林は年代別の日本代表にコンスタントに名を連ねており、日テレ・ベレーザや浦和レッドダイヤモンズレディースなどの、1部のチームに所属する選手たちと年代別の代表チームでチームメイトとしてプレーする機会も多かった。

昨年、パプアニューギニアで行われたFIFA U-20女子ワールドカップでともに戦った2歳上の代には、すでにA代表で活躍しているメンバーも複数いる。そのことが、林にとってモチベーションにならないはずがない。

 C大阪には林以外にも宝田や北村など年代別代表で活躍する選手が多く、この試合には、なでしこジャパンの高倉麻子監督やU-19日本女子代表の池田太監督も視察に訪れていた。

「(なでしこジャパンは)ずっと、目標にしているところです。1部に上がって、チームとしても個人としても頑張れば、見てもらえると思うので。自分の特長を伸ばしていくこともそうですが、全体的にひとつ、二つ上のレベルに行けるように成長していきたいです」(林)

 チーム立ち上げ以来、最年長として戦ってきた20歳の松原の言葉も印象深かった。

「私は昔からこのチームにいますが、応援してくれるサポーターの数が増えて、環境も良くなってきて。こんなに良い環境でサッカーができているということを、最初から(チームに)いた身として伝えていく必要があると思っています。試合に出て結果を出し続けて、チームの先頭に立って引っ張っていけるような選手になりたいです」(松原)

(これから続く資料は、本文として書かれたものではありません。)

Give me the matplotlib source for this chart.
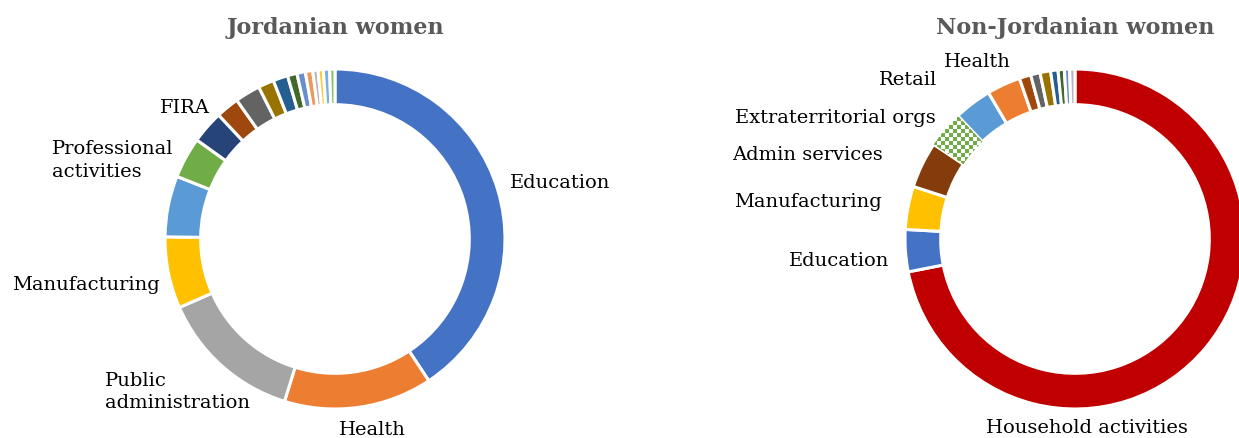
import numpy as np
import matplotlib
matplotlib.use("Agg")
import matplotlib.pyplot as plt
from matplotlib.colors import ListedColormap

plt.rcParams['font.family'] = ['DejaVu Serif']

# ---- data (shares, %) ----
jor_labels = ["Education", "Health", "Public\nadministration", "Manufacturing", "",
              "Professional\nactivities", "FIRA", "", "", "", "", "", "", "", "", "", "", ""]
jor_values = [40.7, 14.1, 13.6, 6.8, 5.8, 3.9, 3.1, 2.2, 2.4, 1.5, 1.4, 0.9, 0.8, 0.7, 0.5, 0.5, 0.6, 0.5]
jor_colors = ["#4472C4", "#ED7D31", "#A5A5A5", "#FFC000", "#5B9BD5", "#70AD47", "#264478",
              "#9E480E", "#636363", "#997300", "#255E91", "#43682B", "#698ED0", "#F1975A",
              "#B7B7B7", "#FFCD33", "#7CAFDD", "#8CC168"]

non_labels = ["Household activities", "Education", "Manufacturing", "Admin services",
              "Extraterritorial orgs", "Retail", "Health", "", "", "", "", "", "", ""]
non_values = [71.9, 4.0, 4.1, 4.4, 3.5, 3.6, 3.2, 1.1, 0.9, 1.0, 0.7, 0.6, 0.5, 0.5]
non_colors = ["#C00000", "#4472C4", "#FFC000", "#843C0C", "#70AD47", "#5B9BD5", "#ED7D31",
              "#9E480E", "#636363", "#997300", "#255E91", "#43682B", "#698ED0", "#B7B7B7"]

# label placement (data coords, ha)
jor_label_pos = {
    "Education": (1.03, 0.335, "left"),
    "Health": (0.22, -1.12, "center"),
    "Public\nadministration": (-1.353, -0.894, "left"),
    "Manufacturing": (-1.03, -0.265, "right"),
    "Professional\nactivities": (-1.665, 0.47, "left"),
    "FIRA": (-0.735, 0.776, "right"),
}
non_label_pos = {
    "Household activities": (0.07, -1.106, "center"),
    "Education": (-1.09, -0.124, "right"),
    "Manufacturing": (-1.135, 0.224, "right"),
    "Admin services": (-1.13, 0.50, "right"),
    "Extraterritorial orgs": (-0.82, 0.72, "right"),
    "Retail": (-0.81, 0.94, "right"),
    "Health": (-0.576, 1.047, "center"),
}

W, H = 1239, 439
fig = plt.figure(figsize=(W / 100, H / 100), dpi=100)
R = 170


def make_ax(cx, cy):
    return fig.add_axes([(cx - R) / W, (H - cy - R) / H, 2 * R / W, 2 * R / H])


def donut(ax, values, colors, labels, pos, title):
    wedges, _ = ax.pie(values, colors=colors, startangle=90, counterclock=False,
                       radius=1, wedgeprops=dict(width=0.21, edgecolor="white", linewidth=2.2))
    for lab in labels:
        if lab in pos:
            x, y, ha = pos[lab]
            ax.text(x, y, lab, ha=ha, va="center", fontsize=14, color="#000000",
                    linespacing=1.35)
    ax.set_title(title, fontsize=16, fontweight="bold", color="#595959", pad=26)
    return wedges


ax1 = make_ax(335, 240)
donut(ax1, jor_values, jor_colors, jor_labels, jor_label_pos, "Jordanian women")

ax2 = make_ax(1075, 240)
w2 = donut(ax2, non_values, non_colors, non_labels, non_label_pos, "Non-Jordanian women")

# checkerboard fill for Extraterritorial orgs
chk = w2[non_labels.index("Extraterritorial orgs")]
chk.set_facecolor("white")
n = 85
ii, jj = np.indices((n, n))
board = ((ii + jj) % 2).astype(float)
im = ax2.imshow(board, extent=(-1, 1, -1, 1), cmap=ListedColormap(["white", "#70AD47"]),
                interpolation="nearest", zorder=chk.get_zorder() + 0.1)
im.set_clip_path(chk)

for ax in (ax1, ax2):
    ax.set_xlim(-1, 1)
    ax.set_ylim(-1, 1)
    ax.set_aspect("equal")
    ax.axis("off")

fig.savefig("out.png", dpi=100)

 試合前には、C大阪の男子のトップチーム(J1)の選手たちが寄せ書きしたチームフラッグをプレゼントされ、松原はしみじみと見入ってしまったという。

「トップの選手がレディースのことも応援してくれていると知って、すごく力になったし、一緒に戦ってくれているのかな、と勝手に思っちゃいました」(松原)

 ルヴァン杯でクラブ史上初のタイトルを獲得し、J1でも昇格1年目で3位と躍進したトップチームの活躍に、来シーズンのなでしこリーグ1部で続きたいところだ。

【レディースに続いて下部組織のガールズも】

 翌日、17日(日)に三木総合防災公園陸上競技場(兵庫)で行われたチャレンジリーグの入れ替え戦では、C大阪の妹分に当たるセレッソ大阪堺ガールズが、INAC神戸レオンチーナ(INAC神戸レオネッサの妹分)に3-0で勝利し、来シーズンのチャレンジリーグ(3部に相当)参入を果たした。

 先制ゴールを決めたのは、前日のレディースの試合で、試合終了間際までプレーした善積。彼女のように、レディースとガールズを掛け持ちしている選手もいる。その中で、C大阪の「イズム」は、上から下の世代へと確かに受け継がれている。

 年代別代表の国際大会では、来年8月にフランスで開催されるFIFA U-20女子ワールドカップや、来年11月にウルグアイで開催されるFIFA U-17女子ワールドカップ、さらには、2019年FIFA女子ワールドカップや2020年東京オリンピックで、なでしこジャパンの一員として活躍する選手も出てくるだろう。

 若く、才能豊かな原石が揃うC大阪が来シーズン、1部でどのような戦いを見せるのか、楽しみだ。